* To do
Reproduce the lines of the material exactly, excluding every image.

==============================

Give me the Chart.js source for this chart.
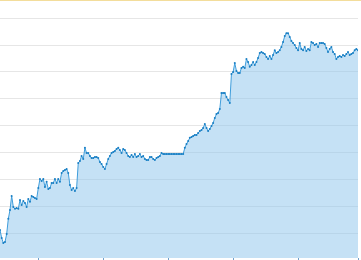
<!DOCTYPE html>
<html>
<head>
<meta charset="utf-8">
<script src="https://cdn.jsdelivr.net/npm/chart.js@4"></script>
<style>
  body { margin: 0; background: #fff; }
  .chart-box { width: 361px; height: 259px; border-top: 1px solid #f3dd9b; }
</style>
</head>
<body>
<div class="chart-box"><canvas id="myChart" width="361" height="259"></canvas></div>
<script>
// series values, one per day
const values = [
  11.5, 8.5, 6.7, 7.0, 10.0, 15.6, 18.9, 24.1, 20.0, 19.3,
  19.6, 19.3, 22.6, 20.7, 22.2, 21.5, 20.0, 23.0, 21.9, 24.1,
  23.7, 23.3, 23.0, 27.0, 30.4, 29.6, 30.4, 27.4, 29.3, 26.7,
  27.0, 28.9, 28.9, 30.4, 28.9, 30.4, 29.3, 32.6, 33.3, 33.7,
  34.1, 32.6, 28.1, 26.3, 27.0, 25.9, 27.0, 36.3, 37.0, 38.9,
  37.8, 41.9, 40.0, 40.0, 38.9, 38.1, 38.1, 38.5, 38.5, 38.1,
  36.7, 35.9, 34.8, 34.1, 35.9, 37.8, 38.9, 40.0, 40.4, 40.7,
  41.5, 41.9, 41.1, 40.0, 41.5, 41.1, 40.0, 38.9, 38.5, 39.3,
  38.5, 39.6, 38.5, 38.9, 39.6, 38.5, 38.9, 37.8, 37.4, 37.4,
  38.5, 38.5, 37.8, 37.4, 38.1, 38.5, 38.9, 40.0, 39.6, 39.6,
  39.6, 39.6, 39.6, 39.6, 39.6, 39.6, 39.6, 39.6, 39.6, 39.6,
  39.6, 41.9, 43.3, 44.4, 45.6, 45.9, 46.3, 46.7, 46.7, 47.4,
  48.1, 48.5, 49.3, 50.7, 49.3, 48.1, 48.9, 50.0, 51.1, 53.0,
  54.4, 54.8, 56.3, 62.2, 62.2, 62.2, 60.7, 59.6, 58.5, 69.3,
  70.0, 73.3, 70.4, 69.6, 69.6, 71.5, 71.9, 71.5, 74.8, 73.7,
  71.9, 72.6, 73.7, 72.6, 73.7, 75.2, 77.0, 77.4, 77.0, 76.7,
  75.6, 74.8, 75.9, 74.8, 76.3, 78.1, 77.0, 77.4, 78.1, 79.3,
  81.1, 83.3, 84.4, 84.4, 83.0, 81.5, 80.7, 80.0, 78.9, 78.1,
  80.7, 78.5, 78.1, 79.3, 77.8, 78.5, 78.1, 81.1, 80.7, 80.0,
  80.4, 79.3, 80.7, 80.7, 80.7, 80.4, 78.9, 77.4, 78.5, 79.3,
  77.4, 76.7, 74.8, 75.6, 75.9, 75.6, 76.3, 75.9, 76.7, 77.4,
  76.3, 76.7, 77.0, 78.1, 78.5, 78.1
];

// where the small marks sit on the bottom axis (index of the day)
const xTicks = [23, 62, 101, 140, 179, 215];

// horizontal grid lines
const yTicks = [10, 20, 30, 40, 50, 60, 70, 80, 90];
const yMin = 1.1;
const yMax = 96.3;

const points = values.map((value, index) => ({ x: index, y: value }));

const chartElementContext = document.getElementById("myChart").getContext("2d");

const myChart = new Chart(chartElementContext, {
  type: "line",
  data: {
    datasets: [
      {
        data: points,
        borderColor: "#3f9ddb",
        borderWidth: 1,
        backgroundColor: "rgba(140, 195, 235, 0.5)",
        fill: "start",
        tension: 0,
        pointRadius: 1,
        pointBorderWidth: 0,
        pointBackgroundColor: "#1a7fc3",
      },
    ],
  },
  options: {
    responsive: false,
    animation: false,
    layout: { autoPadding: false, padding: { left: 0, right: 3, top: 0, bottom: 0 } },
    plugins: {
      legend: { display: false },
      tooltip: { enabled: false },
    },
    scales: {
      x: {
        type: "linear",
        min: 0,
        max: values.length - 1,
        afterBuildTicks: (axis) => {
          axis.ticks = xTicks.map((value) => ({ value }));
        },
        ticks: { display: false },
        border: { display: false },
        grid: {
          drawOnChartArea: false,
          drawTicks: true,
          tickLength: 2,
          color: "#6f9fcc",
        },
      },
      y: {
        min: yMin,
        max: yMax,
        afterBuildTicks: (axis) => {
          axis.ticks = yTicks.map((value) => ({ value }));
        },
        ticks: { display: false },
        border: { display: false },
        grid: {
          drawTicks: false,
          color: "#e6e6e6",
        },
      },
    },
  },
});
</script>
</body>
</html>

==============================

* Task result
Give me the Chart.js source for this chart.
<!DOCTYPE html>
<html>
<head>
<meta charset="utf-8">
<script src="https://cdn.jsdelivr.net/npm/chart.js@4"></script>
<style>
  body { margin: 0; background: #fff; }
  .chart-box { width: 361px; height: 259px; border-top: 1px solid #f3dd9b; }
</style>
</head>
<body>
<div class="chart-box"><canvas id="myChart" width="361" height="259"></canvas></div>
<script>
// series values, one per day
const values = [
  11.5, 8.5, 6.7, 7.0, 10.0, 15.6, 18.9, 24.1, 20.0, 19.3,
  19.6, 19.3, 22.6, 20.7, 22.2, 21.5, 20.0, 23.0, 21.9, 24.1,
  23.7, 23.3, 23.0, 27.0, 30.4, 29.6, 30.4, 27.4, 29.3, 26.7,
  27.0, 28.9, 28.9, 30.4, 28.9, 30.4, 29.3, 32.6, 33.3, 33.7,
  34.1, 32.6, 28.1, 26.3, 27.0, 25.9, 27.0, 36.3, 37.0, 38.9,
  37.8, 41.9, 40.0, 40.0, 38.9, 38.1, 38.1, 38.5, 38.5, 38.1,
  36.7, 35.9, 34.8, 34.1, 35.9, 37.8, 38.9, 40.0, 40.4, 40.7,
  41.5, 41.9, 41.1, 40.0, 41.5, 41.1, 40.0, 38.9, 38.5, 39.3,
  38.5, 39.6, 38.5, 38.9, 39.6, 38.5, 38.9, 37.8, 37.4, 37.4,
  38.5, 38.5, 37.8, 37.4, 38.1, 38.5, 38.9, 40.0, 39.6, 39.6,
  39.6, 39.6, 39.6, 39.6, 39.6, 39.6, 39.6, 39.6, 39.6, 39.6,
  39.6, 41.9, 43.3, 44.4, 45.6, 45.9, 46.3, 46.7, 46.7, 47.4,
  48.1, 48.5, 49.3, 50.7, 49.3, 48.1, 48.9, 50.0, 51.1, 53.0,
  54.4, 54.8, 56.3, 62.2, 62.2, 62.2, 60.7, 59.6, 58.5, 69.3,
  70.0, 73.3, 70.4, 69.6, 69.6, 71.5, 71.9, 71.5, 74.8, 73.7,
  71.9, 72.6, 73.7, 72.6, 73.7, 75.2, 77.0, 77.4, 77.0, 76.7,
  75.6, 74.8, 75.9, 74.8, 76.3, 78.1, 77.0, 77.4, 78.1, 79.3,
  81.1, 83.3, 84.4, 84.4, 83.0, 81.5, 80.7, 80.0, 78.9, 78.1,
  80.7, 78.5, 78.1, 79.3, 77.8, 78.5, 78.1, 81.1, 80.7, 80.0,
  80.4, 79.3, 80.7, 80.7, 80.7, 80.4, 78.9, 77.4, 78.5, 79.3,
  77.4, 76.7, 74.8, 75.6, 75.9, 75.6, 76.3, 75.9, 76.7, 77.4,
  76.3, 76.7, 77.0, 78.1, 78.5, 78.1
];

// where the small marks sit on the bottom axis (index of the day)
const xTicks = [23, 62, 101, 140, 179, 215];

// horizontal grid lines
const yTicks = [10, 20, 30, 40, 50, 60, 70, 80, 90];
const yMin = 1.1;
const yMax = 96.3;

const points = values.map((value, index) => ({ x: index, y: value }));

const chartElementContext = document.getElementById("myChart").getContext("2d");

const myChart = new Chart(chartElementContext, {
  type: "line",
  data: {
    datasets: [
      {
        data: points,
        borderColor: "#3f9ddb",
        borderWidth: 1,
        backgroundColor: "rgba(140, 195, 235, 0.5)",
        fill: "start",
        tension: 0,
        pointRadius: 1,
        pointBorderWidth: 0,
        pointBackgroundColor: "#1a7fc3",
      },
    ],
  },
  options: {
    responsive: false,
    animation: false,
    layout: { autoPadding: false, padding: { left: 0, right: 3, top: 0, bottom: 0 } },
    plugins: {
      legend: { display: false },
      tooltip: { enabled: false },
    },
    scales: {
      x: {
        type: "linear",
        min: 0,
        max: values.length - 1,
        afterBuildTicks: (axis) => {
          axis.ticks = xTicks.map((value) => ({ value }));
        },
        ticks: { display: false },
        border: { display: false },
        grid: {
          drawOnChartArea: false,
          drawTicks: true,
          tickLength: 2,
          color: "#6f9fcc",
        },
      },
      y: {
        min: yMin,
        max: yMax,
        afterBuildTicks: (axis) => {
          axis.ticks = yTicks.map((value) => ({ value }));
        },
        ticks: { display: false },
        border: { display: false },
        grid: {
          drawTicks: false,
          color: "#e6e6e6",
        },
      },
    },
  },
});
</script>
</body>
</html>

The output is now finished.